* **SHORT EXERCISE**: Repeat, exactly and only, the lines from the beginning of the data through the line with "var yMinor = [-50, 50, 150, 250, 350, 450, 550, 650];". Pictures are left out.

* **SOURCE MATERIAL**:
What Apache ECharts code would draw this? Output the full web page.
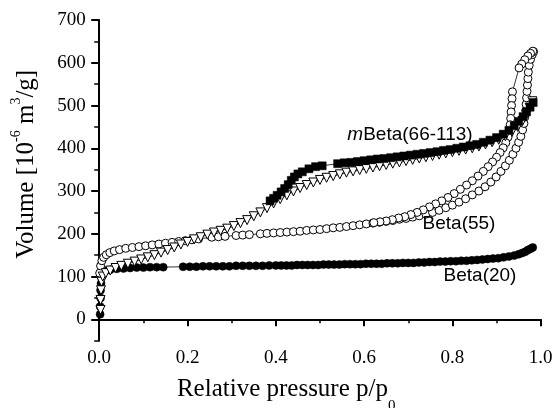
<!DOCTYPE html>
<html>
<head>
<meta charset="utf-8">
<script src="https://cdn.jsdelivr.net/npm/echarts@6/dist/echarts.min.js"></script>
<style>
  html, body { margin: 0; padding: 0; background: #fff; }
  #chart { width: 555px; height: 408px; }
</style>
</head>
<body>
<div id="chart"></div>
<script>
// tick values
var xMajor = [0, 0.2, 0.4, 0.6, 0.8, 1.0];
var xMinor = [0.1, 0.3, 0.5, 0.7, 0.9];
var yMajor = [0, 100, 200, 300, 400, 500, 600, 700];
var yMinor = [-50, 50, 150, 250, 350, 450, 550, 650];

// Beta(20) - filled circles [p/p0, volume]
var beta20 = [
  [0.002,12],[0.002,30],[0.003,50],[0.003,68],[0.004,84],[0.005,98],[0.008,108],[0.014,113],
  [0.025,116],[0.04,118],[0.055,119],[0.07,120],[0.085,121],[0.1,121],[0.115,122],[0.13,122],[0.145,122],
  [0.19,123],[0.205,123],[0.22,123],[0.235,124],[0.25,124],[0.265,124],[0.28,124],[0.295,124],[0.31,125],
  [0.325,125],[0.34,125],[0.355,125],[0.37,125],[0.385,126],[0.4,126],[0.412,126],[0.424,126],[0.436,126],
  [0.448,127],[0.46,127],[0.472,127],[0.484,127],[0.496,127],[0.508,128],[0.52,128],[0.532,128],[0.544,128],
  [0.556,129],[0.568,129],[0.58,129],[0.592,129],[0.604,130],[0.616,130],[0.628,130],[0.64,130],[0.652,131],
  [0.664,131],[0.676,131],[0.688,132],[0.7,132],[0.712,132],[0.724,133],[0.736,133],[0.748,134],[0.76,134],
  [0.772,135],[0.784,135],[0.796,136],[0.808,136],[0.82,137],[0.832,137],[0.844,138],[0.856,139],[0.868,140],
  [0.88,141],[0.892,142],[0.904,143],[0.916,145],[0.928,147],[0.94,149],[0.95,152],[0.958,155],[0.965,158],
  [0.971,162],[0.977,165],[0.982,168]
];

// Beta(55) - open circles, adsorption
var beta55Ads = [
  [0.001,108],[0.003,125],[0.006,137],[0.01,145],[0.016,151],[0.024,156],[0.034,160],[0.046,163],[0.06,166],
  [0.075,168],[0.09,170],[0.105,172],[0.12,174],[0.135,176],[0.15,178],[0.165,180],[0.18,182],[0.195,184],
  [0.21,186],[0.225,188],[0.255,192],[0.27,193],[0.285,194],[0.31,196],[0.325,197],[0.34,198],[0.365,200],
  [0.38,201],[0.395,202],[0.41,203],[0.425,204],[0.44,205],[0.455,206],[0.47,208],[0.485,209],[0.5,210],
  [0.515,212],[0.53,214],[0.545,215],[0.56,217],[0.575,219],[0.59,221],[0.605,223],[0.62,225],[0.635,227],
  [0.65,229],[0.665,231],[0.68,234],[0.695,236],[0.71,239],[0.725,242],[0.74,246],[0.755,250],[0.77,255],
  [0.785,261],[0.8,267],[0.815,274],[0.83,282],[0.845,291],[0.86,300],[0.874,310],[0.887,321],[0.899,333],
  [0.91,346],[0.92,359],[0.929,372],[0.937,386],[0.944,400],[0.95,414],[0.955,428],[0.959,443],[0.962,458],
  [0.964,473],[0.966,488],[0.967,503],[0.968,518],[0.969,533],[0.97,548],[0.971,563],[0.972,578],[0.974,594],
  [0.977,608],[0.981,619],[0.984,626]
];

// Beta(55) - open circles, desorption
var beta55Des = [
  [0.982,627],[0.977,622],[0.971,616],[0.964,607],[0.957,597],[0.951,588],
  [0.936,532],[0.935,516],[0.934,500],[0.933,485],[0.932,470],[0.931,455],[0.929,440],[0.926,426],[0.921,413],
  [0.915,401],[0.908,390],[0.9,379],[0.891,368],[0.881,357],[0.87,346],[0.858,335],[0.845,324],[0.832,314],
  [0.818,304],[0.804,294],[0.79,285],[0.776,277],[0.762,270],[0.748,263],[0.734,256],[0.72,250],[0.706,245],
  [0.692,240],[0.678,237],[0.664,233],[0.65,230],[0.636,228],[0.622,226]
];

// mBeta(66-113) - open triangles, adsorption
var mBetaAds = [
  [0.003,22],[0.003,45],[0.004,68],[0.005,88],[0.008,100],[0.015,108],[0.025,114],[0.037,120],[0.05,125],
  [0.065,130],[0.08,135],[0.095,140],[0.11,145],[0.125,150],[0.14,156],[0.155,162],[0.17,168],[0.185,175],
  [0.2,181],[0.215,187],[0.23,192],[0.245,198],[0.26,203],[0.275,207],[0.29,212],[0.305,218],[0.32,225],
  [0.335,232],[0.35,241],[0.365,250],[0.38,260],[0.395,271],[0.41,281],[0.425,290],[0.44,299],[0.455,307],
  [0.47,314],[0.485,320],[0.5,326],[0.515,331],[0.53,335],[0.545,339],[0.56,343],[0.575,346],[0.59,349],
  [0.605,352],[0.62,355],[0.635,358],[0.65,361],[0.665,364],[0.68,367],[0.695,370],[0.71,373],[0.725,376],
  [0.74,379],[0.755,382],[0.77,385],[0.785,388],[0.8,391],[0.815,394],[0.83,397],[0.845,400],[0.86,404],
  [0.875,409],[0.89,414],[0.905,420],[0.92,428],[0.935,438],[0.948,450],[0.959,464],[0.968,479],[0.975,495],
  [0.981,510]
];

// mBeta(66-113) - filled squares, desorption
var mBetaDes = [
  [0.983,507],[0.976,496],[0.968,485],[0.96,474],[0.95,463],[0.94,453],[0.928,442],[0.915,433],[0.9,425],
  [0.885,419],[0.87,414],[0.855,409],[0.84,406],[0.825,403],[0.81,400],[0.795,397],[0.78,395],[0.765,392],
  [0.75,390],[0.735,388],[0.72,386],[0.705,384],[0.69,382],[0.675,380],[0.66,378],[0.645,376],[0.63,375],
  [0.615,373],[0.6,371],[0.585,369],[0.57,367],[0.555,366],[0.54,364],[0.505,359],[0.49,357],[0.475,352],
  [0.46,345],[0.45,340],[0.442,333],[0.435,325],[0.428,315],[0.42,306],[0.412,298],[0.403,290],[0.395,283],
  [0.387,277]
];

var serif = '"Liberation Serif", "Times New Roman", serif';
var sans = '"Liberation Sans", Arial, sans-serif';

var chart = echarts.init(document.getElementById('chart'));

function mkSeries(name, data, symbol, size, filled, rotate) {
  return {
    name: name,
    type: 'line',
    data: data,
    symbol: symbol,
    symbolSize: size,
    symbolRotate: rotate || 0,
    showAllSymbol: true,
    lineStyle: { color: '#000', width: 0.8 },
    itemStyle: filled
      ? { color: '#000', borderColor: '#000', borderWidth: 0.5 }
      : { color: '#fff', borderColor: '#000', borderWidth: 1 },
    emphasis: { disabled: true },
    z: 2
  };
}

var option = {
  animation: false,
  backgroundColor: '#fff',
  grid: { left: 95.7, right: 14.3, top: 20, bottom: 67.3, outerBoundsMode: 'none', containLabel: false },
  xAxis: [{
    type: 'value',
    min: -0.008,
    max: 1.0,
    name: 'Relative pressure p/p{sub|0}',
    nameLocation: 'middle',
    nameGap: 34,
    nameTextStyle: {
      fontFamily: serif, fontSize: 25, color: '#000',
      padding: [0, 64, 0, 0],
      rich: {
        sub: { fontFamily: serif, fontSize: 15, lineHeight: 15, verticalAlign: 'top', padding: [24, 0, 0, 0], color: '#000' }
      },
      lineHeight: 30, verticalAlign: 'top'
    },
    axisLine: { lineStyle: { color: '#000', width: 2 } },
    axisTick: { customValues: xMajor, length: 7, lineStyle: { color: '#000', width: 2 } },
    axisLabel: {
      customValues: xMajor, margin: 8, color: '#000', fontFamily: serif, fontSize: 19,
      formatter: function (v) { return v.toFixed(1); }
    },
    splitLine: { show: false }
  }, {
    type: 'value',
    min: -0.008,
    max: 1.0,
    position: 'bottom',
    axisLine: { show: false },
    axisTick: { customValues: xMinor, length: 4, lineStyle: { color: '#000', width: 1.5 } },
    axisLabel: { show: false },
    splitLine: { show: false }
  }],
  yAxis: [{
    type: 'value',
    min: -50,
    max: 700,
    name: 'Volume [10{sup|-6} m{sup|3}/g]',
    nameLocation: 'middle',
    nameGap: 52,
    nameTextStyle: {
      fontFamily: serif, fontSize: 25, color: '#000',
      padding: [0, 0, 0, 32],
      lineHeight: 34, verticalAlign: 'bottom',
      rich: {
        sup: { fontFamily: serif, fontSize: 14, lineHeight: 12, verticalAlign: 'top', color: '#000' }
      }
    },
    axisLine: { show: true, lineStyle: { color: '#000', width: 2 } },
    axisTick: { show: true, customValues: yMajor, length: 8, lineStyle: { color: '#000', width: 2 } },
    axisLabel: { customValues: yMajor, margin: 10, color: '#000', fontFamily: serif, fontSize: 19 },
    splitLine: { show: false }
  }, {
    type: 'value',
    min: -50,
    max: 700,
    position: 'left',
    axisLine: { show: false },
    axisTick: { show: true, customValues: yMinor, length: 5, lineStyle: { color: '#000', width: 1.5 } },
    axisLabel: { show: false },
    splitLine: { show: false }
  }],
  series: [
    mkSeries('Beta(20)', beta20, 'circle', 8, true),
    mkSeries('Beta(55) ads', beta55Ads, 'circle', 8, false),
    mkSeries('Beta(55) des', beta55Des, 'circle', 8, false),
    mkSeries('mBeta(66-113) ads', mBetaAds, 'triangle', 9, false, 180),
    mkSeries('mBeta(66-113) des', mBetaDes, 'rect', 8, true)
  ],
  graphic: [
    {
      type: 'text', x: 410, y: 135, z: 10,
      style: {
        text: '{i|m}Beta(66-113)', fill: '#000', font: '19px ' + sans,
        align: 'center', verticalAlign: 'middle',
        rich: { i: { fontStyle: 'italic', fontFamily: sans, fontSize: 19, fill: '#000' } }
      }
    },
    {
      type: 'text', x: 459, y: 224, z: 10,
      style: { text: 'Beta(55)', fill: '#000', font: '19px ' + sans, align: 'center', verticalAlign: 'middle' }
    },
    {
      type: 'text', x: 480, y: 276, z: 10,
      style: { text: 'Beta(20)', fill: '#000', font: '19px ' + sans, align: 'center', verticalAlign: 'middle' }
    }
  ]
};

chart.setOption(option);
</script>
</body>
</html>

* **TASK ANSWER**:
What Apache ECharts code would draw this? Output the full web page.
<!DOCTYPE html>
<html>
<head>
<meta charset="utf-8">
<script src="https://cdn.jsdelivr.net/npm/echarts@6/dist/echarts.min.js"></script>
<style>
  html, body { margin: 0; padding: 0; background: #fff; }
  #chart { width: 555px; height: 408px; }
</style>
</head>
<body>
<div id="chart"></div>
<script>
// tick values
var xMajor = [0, 0.2, 0.4, 0.6, 0.8, 1.0];
var xMinor = [0.1, 0.3, 0.5, 0.7, 0.9];
var yMajor = [0, 100, 200, 300, 400, 500, 600, 700];
var yMinor = [-50, 50, 150, 250, 350, 450, 550, 650];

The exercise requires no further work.